>> BEGIN
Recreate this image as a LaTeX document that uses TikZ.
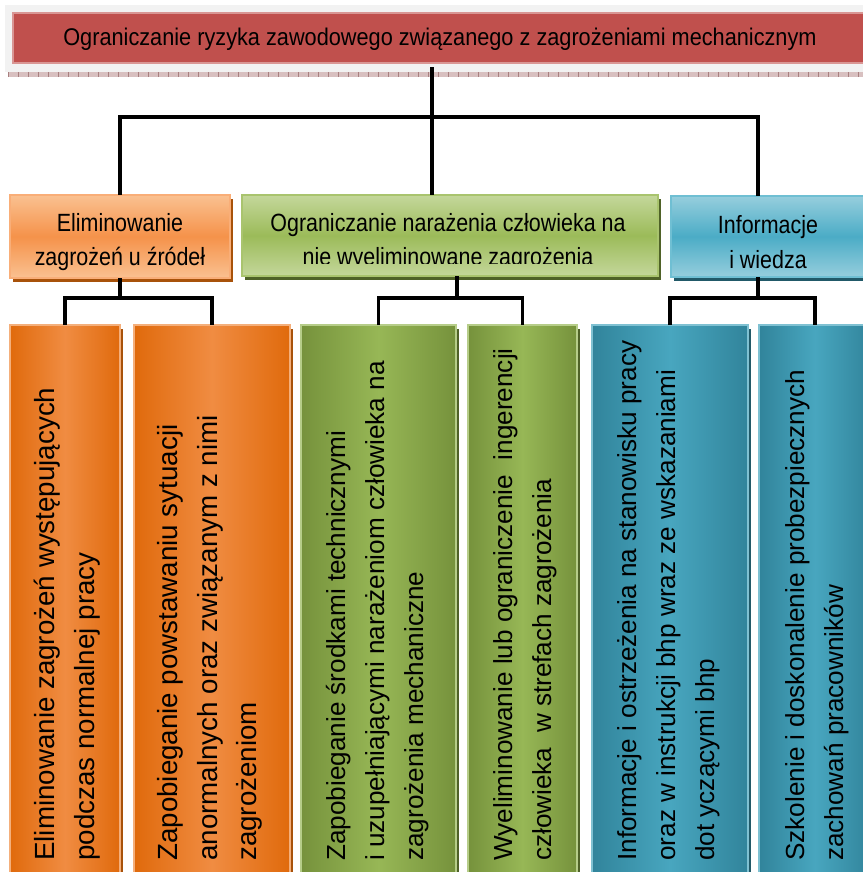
\documentclass[tikz,border=0pt]{standalone}
\usepackage{fontspec}
\setmainfont{Liberation Sans}
\newfontfamily\narrowsans[FakeStretch=0.86]{Liberation Sans}
\newfontfamily\titlesans[FakeStretch=0.9]{Liberation Sans}
\usetikzlibrary{fit,calc}

% palette
\definecolor{hdrGrey}{HTML}{F2F2F2}
\definecolor{hdrRed}{HTML}{C0504D}
\definecolor{hdrEdge}{HTML}{D99694}
\definecolor{stripFill}{HTML}{D8C0C0}
\definecolor{stripLine}{HTML}{A88080}
% second row
\definecolor{oLight}{HTML}{FAC191}
\definecolor{oMid}{HTML}{F5924A}
\definecolor{oEdge}{HTML}{F9AE78}
\definecolor{oShadow}{HTML}{A8520A}
\definecolor{gLight}{HTML}{C4D79B}
\definecolor{gMid}{HTML}{9BBB59}
\definecolor{gEdge}{HTML}{A9C46E}
\definecolor{gShadow}{HTML}{4F6228}
\definecolor{bLight}{HTML}{96CEDD}
\definecolor{bMid}{HTML}{4BACC6}
\definecolor{bEdge}{HTML}{6FBFD3}
\definecolor{bShadow}{HTML}{215968}
% third row
\definecolor{toEdge}{HTML}{E06A0C}
\definecolor{toMid}{HTML}{F08C42}
\definecolor{tgEdge}{HTML}{76923C}
\definecolor{tgMid}{HTML}{97B756}
\definecolor{tbEdge}{HTML}{31849B}
\definecolor{tbMid}{HTML}{48A6BF}

\begin{document}
\begin{tikzpicture}[x=0.75pt,y=-0.75pt,
  conn/.style={line width=2.4pt, line join=miter, draw=black},
  shadowed/.style={preaction={fill=#1, transform canvas={xshift=2.25pt,yshift=-3pt}}},
  boxfit/.style={inner sep=0pt, outer sep=0pt, line width=0.9pt},
  midbox/.style n args={4}{boxfit, draw=#3, top color=#1, bottom color=#1, middle color=#2, shadowed=#4},
  tallbox/.style n args={3}{boxfit, draw=#2!70!white, left color=#1, right color=#1, middle color=#2, shadowed=#3},
  hdrText/.style={inner sep=0pt, font=\titlesans\fontsize{18.1}{21}\selectfont},
  midText/.style={inner sep=0pt, align=center, font=\narrowsans\fontsize{18.7}{22.9}\selectfont},
  tallText/.style={inner sep=0pt, align=left, rotate=90, anchor=west, font=\fontsize{19.6}{29.3}\selectfont},
  tallTextBig/.style={tallText, font=\fontsize{20.8}{29.8}\selectfont}
]
\useasboundingbox (0,0) rectangle (863,872);
\clip (0,0) rectangle (863,872);
\fill[white] (0,0) rectangle (863,872);

% title banner
\fill[hdrGrey] (5,5) rectangle (875,72);
\node[boxfit, fit={(13,13)(875,63)}, fill=hdrRed, draw=hdrEdge] (top) {};
\node[hdrText, anchor=base] (toptext) at (440,45) {Ograniczanie ryzyka zawodowego związanego z zagrożeniami mechanicznym};
\fill[stripFill] (8,72) rectangle (875,77);
\foreach \x in {8,18,...,868} \draw[stripLine, line width=0.6pt] (\x,72) -- (\x,77);

% second row
\node[midbox={oLight}{oMid}{oEdge}{oShadow}, fit={(10,195)(230,278)}] (A) {};
\node[midbox={gLight}{gMid}{gEdge}{gShadow}, fit={(242,195)(658,276)}] (B) {};
\node[midbox={bLight}{bMid}{bEdge}{bShadow}, fit={(671,196)(875,277)}] (C) {};

\node[midText] (Atext) at (120,242) {Eliminowanie\\[3pt]zagrożeń u źródeł};
\begin{scope}
  \clip (0,0) rectangle (863,263);
  \node[midText] (Btext) at (448,242) {Ograniczanie narażenia człowieka na\\[3pt]nie wyeliminowane zagrożenia};
\end{scope}
\node[midText] (Ctext) at (768,242) {Informacje\\[3pt]i wiedza};

% third row
\node[tallbox={toEdge}{toMid}{oShadow}, fit={(10,325)(120,900)}] (t1) {};
\node[tallbox={toEdge}{toMid}{oShadow}, fit={(134,325)(290,900)}] (t2) {};
\node[tallbox={tgEdge}{tgMid}{gShadow}, fit={(301,325)(456,900)}] (t3) {};
\node[tallbox={tgEdge}{tgMid}{gShadow}, fit={(468,325)(577,900)}] (t4) {};
\node[tallbox={tbEdge}{tbMid}{bShadow}, fit={(592,325)(748,900)}] (t5) {};
\node[tallbox={tbEdge}{tbMid}{bShadow}, fit={(759,325)(871,900)}] (t6) {};

\node[tallTextBig] (t1text) at (67,861) {Eliminowanie zagrożeń występujących\\podczas normalnej pracy};
\node[tallTextBig] (t2text) at (210,861) {Zapobieganie powstawaniu sytuacji\\anormalnych oraz związanym z nimi\\zagrożeniom};
\node[tallText] (t3text) at (378,861) {Zapobieganie środkami technicznymi\\i uzupełniającymi narażeniom człowieka na\\zagrożenia mechaniczne};
\node[tallText] (t4text) at (525,861) {Wyeliminowanie lub ograniczenie\ \ ingerencji\\człowieka\ \ w strefach zagrożenia};
\node[tallText] (t5text) at (669,861) {Informacje i ostrzeżenia na stanowisku pracy\\oraz w instrukcji bhp wraz ze wskazaniami\\dot yczącymi bhp};
\node[tallText] (t6text) at (817,861) {Szkolenie i doskonalenie probezpiecznych\\zachowań pracowników};

% connectors
\coordinate (topfoot) at (432,67);
\coordinate (j0) at (432,117);
\coordinate (jA) at (120,117);
\coordinate (jC) at (758,117);
\draw[conn] (topfoot) -- (j0);
\draw[conn] (A.north) -- (jA) -- (jC) -- (jC |- C.north);
\draw[conn] (j0) -- (j0 |- B.north);

\coordinate (aBus) at (120,298);
\coordinate (bBus) at (457,298);
\coordinate (cBus) at (758,298);
\draw[conn] (A.south) -- (aBus);
\draw[conn] (t1.north) |- (aBus) -| (t2.north);
\draw[conn] (bBus |- B.south) -- (bBus);
\draw[conn] (t3.north) |- (bBus) -| (t4.north);
\draw[conn] (cBus |- C.south) -- (cBus);
\draw[conn] (t5.north) |- (cBus) -| (t6.north);
\end{tikzpicture}
\end{document}
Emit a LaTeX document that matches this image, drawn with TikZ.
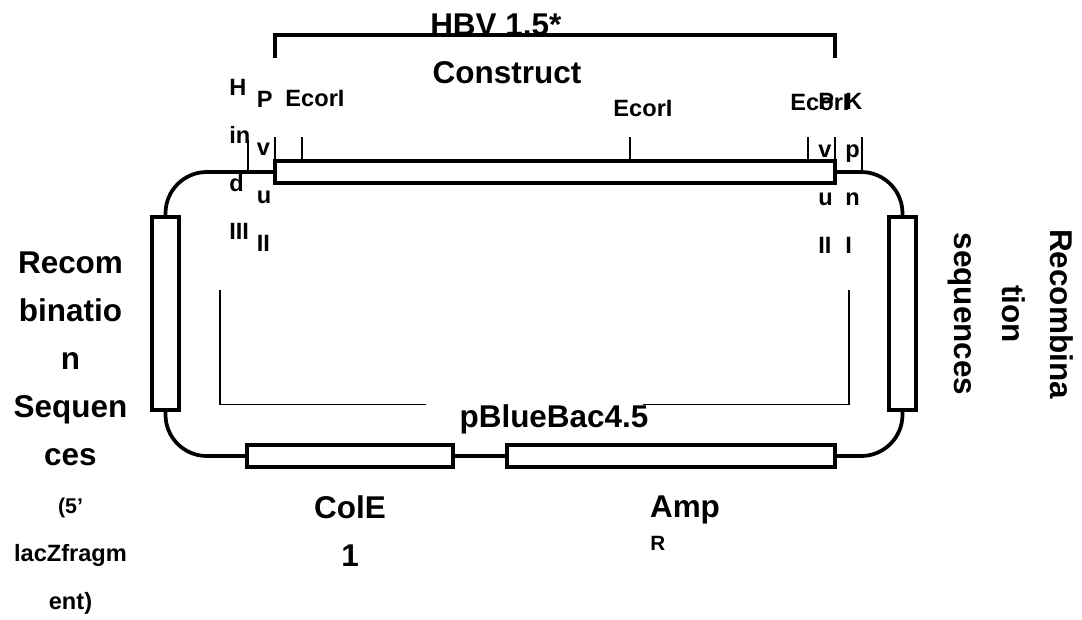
\documentclass[tikz,border=0pt]{standalone}
\usepackage{fontspec}
\setmainfont{Liberation Sans}
\usepackage{tikz}
\usetikzlibrary{positioning}

\begin{document}
\begin{tikzpicture}[
    x=0.75pt, y=-0.75pt,
    segbox/.style={rectangle, draw, line width=3pt, fill=white, inner sep=0pt},
    backbone/.style={line width=2.8pt, rounded corners=31pt},
    cutline/.style={line width=0.9pt},
    biglbl/.style={font=\fontsize{23.6}{36}\selectfont\bfseries, align=center, inner sep=0pt},
    sitelbl/.style={font=\fontsize{17.7}{36}\selectfont\bfseries, align=left, inner sep=0pt, anchor=west}
]
\useasboundingbox (0,0) rectangle (1082,619);

\begin{scope}
\clip (400,13) rectangle (600,36);
\node[biglbl, anchor=base west] (hbvlbl) at (430,35) {HBV 1.5*};
\end{scope}
\node[biglbl] (construct) at (507,73) {Construct};
\draw[line width=2.8pt] (275,58) |- (835,35) -- (835,58);

% boxes
\node[segbox, minimum width=420pt, minimum height=16.5pt] (hbvbox) at (555,172) {};
\node[segbox, minimum width=20pt, minimum height=145pt] (leftbox) at (165.5,313.5) {};
\node[segbox, minimum width=20pt, minimum height=145pt] (rightbox) at (902.5,313.5) {};
\node[segbox, minimum width=154.5pt, minimum height=16.5pt] (colbox) at (350,456) {};
\node[segbox, minimum width=246pt, minimum height=16.5pt] (ampbox) at (671,456) {};

\draw[backbone] (leftbox.north) |- (hbvbox.west);
\draw[backbone] (hbvbox.east) -| (rightbox.north);
\draw[backbone] (leftbox.south) |- (colbox.west);
\draw[backbone] (colbox.east) -- (ampbox.west);
\draw[backbone] (ampbox.east) -| (rightbox.south);

% restriction sites
\draw[cutline] (248,172) -- (248,140);
\foreach \x in {275,302,630,808,835}
    \draw[cutline] (\x,161) -- (\x,137);
\draw[cutline] (862,172) -- (862,137);

\draw[cutline] (220,290) |- (426,404.5);
\draw[cutline] (849,290) |- (643,404.5);

\node[sitelbl] (hind) at (229,159) {H\\in\\d\\III};
\node[sitelbl] (pvuleft) at (256.5,171) {P\\v\\u\\II};
\node[sitelbl, anchor=center] (ecoa) at (315,98) {EcorI};
\node[sitelbl, anchor=center] (ecob) at (643,108) {EcorI};
\node[sitelbl, anchor=center] (ecoc) at (820,102) {EcorI};
\node[sitelbl] (pvuright) at (818,173) {P\\v\\u\\II};
\node[sitelbl] (kpn) at (845,173) {K\\p\\n\\I};

\node[biglbl] (vector) at (554,419) {pBlueBac4.5};
\node[biglbl] (cole) at (350,531) {ColE\\1};
\node[biglbl] (amp) at (685,510) {Amp};
\node[sitelbl, font=\fontsize{15.5}{16}\selectfont\bfseries] (ampr) at (650,543) {R};

\node[biglbl] (leftseq) at (70.5,433) {Recom\\binatio\\n\\Sequen\\ces\\{\fontsize{16}{36}\selectfont (5’}\\{\fontsize{17.7}{36}\selectfont lacZfragm}\\{\fontsize{17.7}{36}\selectfont ent)}};
\node[biglbl, rotate=-90] (rightseq) at (1011,314) {Recombina\\tion\\sequences};
\end{tikzpicture}
\end{document}
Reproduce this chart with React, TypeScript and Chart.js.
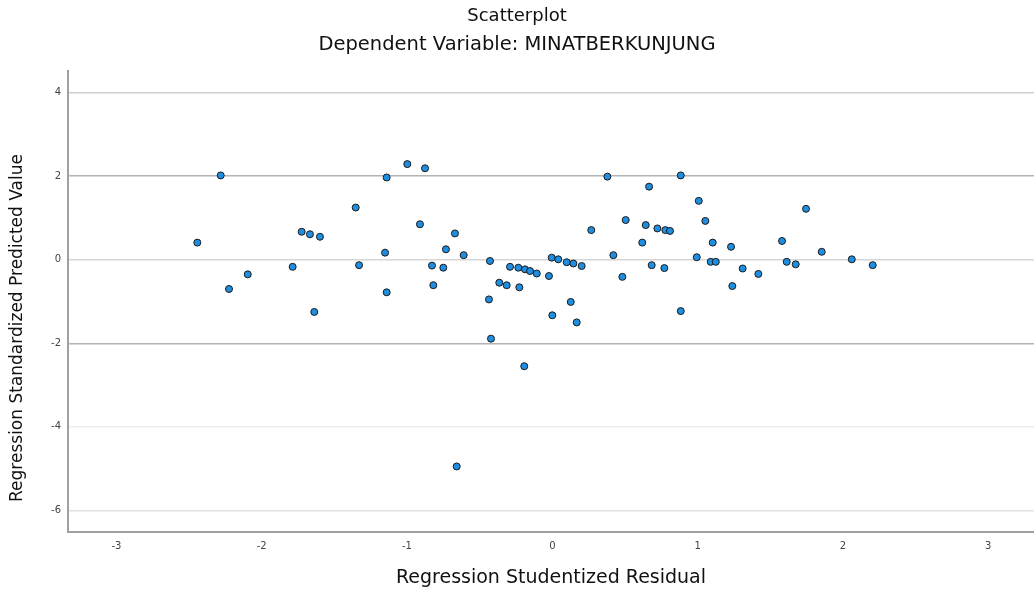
import React, { useEffect, useRef } from "react";
import { Chart, registerables } from "chart.js";

Chart.register(...registerables);

const chartTitle = "Scatterplot";
const chartSubtitle = "Dependent Variable: MINATBERKUNJUNG";
const xAxisTitle = "Regression Studentized Residual";
const yAxisTitle = "Regression Standardized Predicted Value";

const xTicks = [-3, -2, -1, 0, 1, 2, 3];
const yTicks = [-6, -4, -2, 0, 2, 4];

// Regression Studentized Residual
const residuals = [
  -2.282, -0.998, -0.876, -1.14, -1.353, -0.911, -0.67, -1.725, -1.668, -1.599,
  -2.443, -1.151, -0.732, -0.61, -1.787, -1.33, -0.828, -0.75, -2.096, -2.225,
  -0.819, -1.14, -1.638,
  0.379, 0.884, 0.666, 1.008, 1.746, 0.505, 1.053, 0.643, 0.723, 0.778,
  0.81, 0.268, 0.619, 1.104, 1.23, 1.581, 1.854, 0.42, 0.994, 1.09,
  1.125, 1.613, 1.675, 2.061, 2.205, -0.429, 0.684, 0.771, 1.31, 1.418,
  -0.004, 0.041, 0.099, 0.145, 0.202, -0.291, -0.234, -0.188, -0.153, -0.107,
  -0.023, 0.482, -0.365, -0.314, -0.227, 1.239, -0.436, 0.127, 0.0, 0.168,
  0.884, -0.422, -0.193, -0.658,
];

// Regression Standardized Predicted Value
const predicted = [
  2.02, 2.29, 2.19, 1.97, 1.25, 0.85, 0.63, 0.67, 0.61, 0.55,
  0.41, 0.17, 0.25, 0.11, -0.17, -0.13, -0.14, -0.19, -0.35, -0.7,
  -0.61, -0.78, -1.25,
  1.99, 2.02, 1.75, 1.41, 1.22, 0.95, 0.93, 0.83, 0.75, 0.71,
  0.69, 0.71, 0.41, 0.41, 0.31, 0.45, 0.19, 0.11, 0.06, -0.05,
  -0.05, -0.05, -0.11, 0.01, -0.13, -0.03, -0.13, -0.2, -0.21, -0.34,
  0.05, 0.01, -0.06, -0.09, -0.15, -0.17, -0.19, -0.23, -0.27, -0.33,
  -0.39, -0.41, -0.55, -0.61, -0.66, -0.63, -0.95, -1.01, -1.33, -1.5,
  -1.23, -1.89, -2.55, -4.95,
];

const gridColors: Record<string, string> = {
  "4": "#cfcfcf",
  "2": "#b4b4b4",
  "0": "#d6d6d6",
  "-2": "#b4b4b4",
  "-4": "#ededed",
  "-6": "#e2e2e2",
};

const yTitlePlugin = {
  id: "yTitlePlugin",
  afterDraw(chart: any) {
    const ctx = chart.ctx;
    ctx.save();
    ctx.translate(18, 328);
    ctx.rotate(-Math.PI / 2);
    ctx.fillStyle = "#111";
    ctx.font = "normal 17px 'DejaVu Sans'";
    ctx.textAlign = "center";
    ctx.textBaseline = "middle";
    ctx.fillText(yAxisTitle, 0, 0);
    ctx.restore();
  },
};

export default function App() {
  const canvasRef = useRef<HTMLCanvasElement | null>(null);

  useEffect(() => {
    const canvas = canvasRef.current;
    if (!canvas) return;
    const points = residuals.map((x, i) => ({ x, y: predicted[i] }));
    const chart = new Chart(canvas, {
      type: "scatter",
      data: {
        datasets: [
          {
            data: points,
            backgroundColor: "#1f8ee0",
            borderColor: "#1a1a1a",
            borderWidth: 1,
            pointRadius: 3.5,
            pointHoverRadius: 3.5,
          },
        ],
      },
      plugins: [yTitlePlugin],
      options: {
        responsive: false,
        animation: false,
        layout: { padding: 0, autoPadding: false },
        plugins: {
          legend: { display: false },
          tooltip: { enabled: false },
          title: {
            display: true,
            text: chartTitle,
            color: "#111",
            font: { family: "DejaVu Sans", size: 18, weight: "normal", lineHeight: 1.2 },
            padding: { top: 6, bottom: 3 },
          },
          subtitle: {
            display: true,
            text: chartSubtitle,
            color: "#111",
            font: { family: "DejaVu Sans", size: 19.5, weight: "normal", lineHeight: 1.2 },
            padding: { top: 3, bottom: 14 },
          },
        },
        scales: {
          x: {
            type: "linear",
            min: -3.333,
            max: 3.315,
            afterBuildTicks: (scale: any) => {
              scale.ticks = xTicks.map((v) => ({ value: v }));
            },
            afterFit: (scale: any) => {
              scale.height = 66;
              scale.paddingLeft = 0;
              scale.paddingRight = 0;
            },
            grid: { display: false, drawTicks: false },
            border: { display: true, color: "#a0a0a0", width: 2 },
            ticks: {
              color: "#444",
              padding: 8,
              font: { family: "DejaVu Sans", size: 10 },
              maxRotation: 0,
              autoSkip: false,
            },
            title: {
              display: true,
              text: xAxisTitle,
              color: "#111",
              font: { family: "DejaVu Sans", size: 19, weight: "normal", lineHeight: 1.2 },
              padding: { top: 0, bottom: 9 },
            },
          },
          y: {
            type: "linear",
            min: -6.52,
            max: 4.52,
            afterBuildTicks: (scale: any) => {
              scale.ticks = yTicks.map((v) => ({ value: v }));
            },
            afterFit: (scale: any) => {
              scale.width = 68;
              scale.paddingTop = 0;
              scale.paddingBottom = 0;
            },
            grid: {
              display: true,
              drawTicks: false,
              lineWidth: 1.5,
              color: (ctx: any) => gridColors[String(ctx.tick ? ctx.tick.value : 0)] || "#dddddd",
            },
            border: { display: true, color: "#a0a0a0", width: 2 },
            ticks: {
              color: "#444",
              padding: 7,
              font: { family: "DejaVu Sans", size: 10 },
              autoSkip: false,
            },
            title: { display: false, text: yAxisTitle },
          },
        },
      },
    });
    return () => chart.destroy();
  }, []);

  return (
    <div style={{ position: "fixed", left: 0, top: 0, width: 1034, height: 598, background: "#fff" }}>
      <canvas ref={canvasRef} width={1034} height={598} style={{ width: 1034, height: 598, display: "block" }} />
    </div>
  );
}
>> END
PROBLEM DESCRIPTION: Taking the material above, give again exactly the lines from the one holding "Emit a LaTeX" through the one holding "(849,290) |- (643,404.5);", with both ends and without pictures.

RESULT OF THE EXERCISE:
Emit a LaTeX document that matches this image, drawn with TikZ.
\documentclass[tikz,border=0pt]{standalone}
\usepackage{fontspec}
\setmainfont{Liberation Sans}
\usepackage{tikz}
\usetikzlibrary{positioning}

\begin{document}
\begin{tikzpicture}[
    x=0.75pt, y=-0.75pt,
    segbox/.style={rectangle, draw, line width=3pt, fill=white, inner sep=0pt},
    backbone/.style={line width=2.8pt, rounded corners=31pt},
    cutline/.style={line width=0.9pt},
    biglbl/.style={font=\fontsize{23.6}{36}\selectfont\bfseries, align=center, inner sep=0pt},
    sitelbl/.style={font=\fontsize{17.7}{36}\selectfont\bfseries, align=left, inner sep=0pt, anchor=west}
]
\useasboundingbox (0,0) rectangle (1082,619);

\begin{scope}
\clip (400,13) rectangle (600,36);
\node[biglbl, anchor=base west] (hbvlbl) at (430,35) {HBV 1.5*};
\end{scope}
\node[biglbl] (construct) at (507,73) {Construct};
\draw[line width=2.8pt] (275,58) |- (835,35) -- (835,58);

% boxes
\node[segbox, minimum width=420pt, minimum height=16.5pt] (hbvbox) at (555,172) {};
\node[segbox, minimum width=20pt, minimum height=145pt] (leftbox) at (165.5,313.5) {};
\node[segbox, minimum width=20pt, minimum height=145pt] (rightbox) at (902.5,313.5) {};
\node[segbox, minimum width=154.5pt, minimum height=16.5pt] (colbox) at (350,456) {};
\node[segbox, minimum width=246pt, minimum height=16.5pt] (ampbox) at (671,456) {};

\draw[backbone] (leftbox.north) |- (hbvbox.west);
\draw[backbone] (hbvbox.east) -| (rightbox.north);
\draw[backbone] (leftbox.south) |- (colbox.west);
\draw[backbone] (colbox.east) -- (ampbox.west);
\draw[backbone] (ampbox.east) -| (rightbox.south);

% restriction sites
\draw[cutline] (248,172) -- (248,140);
\foreach \x in {275,302,630,808,835}
    \draw[cutline] (\x,161) -- (\x,137);
\draw[cutline] (862,172) -- (862,137);

\draw[cutline] (220,290) |- (426,404.5);
\draw[cutline] (849,290) |- (643,404.5);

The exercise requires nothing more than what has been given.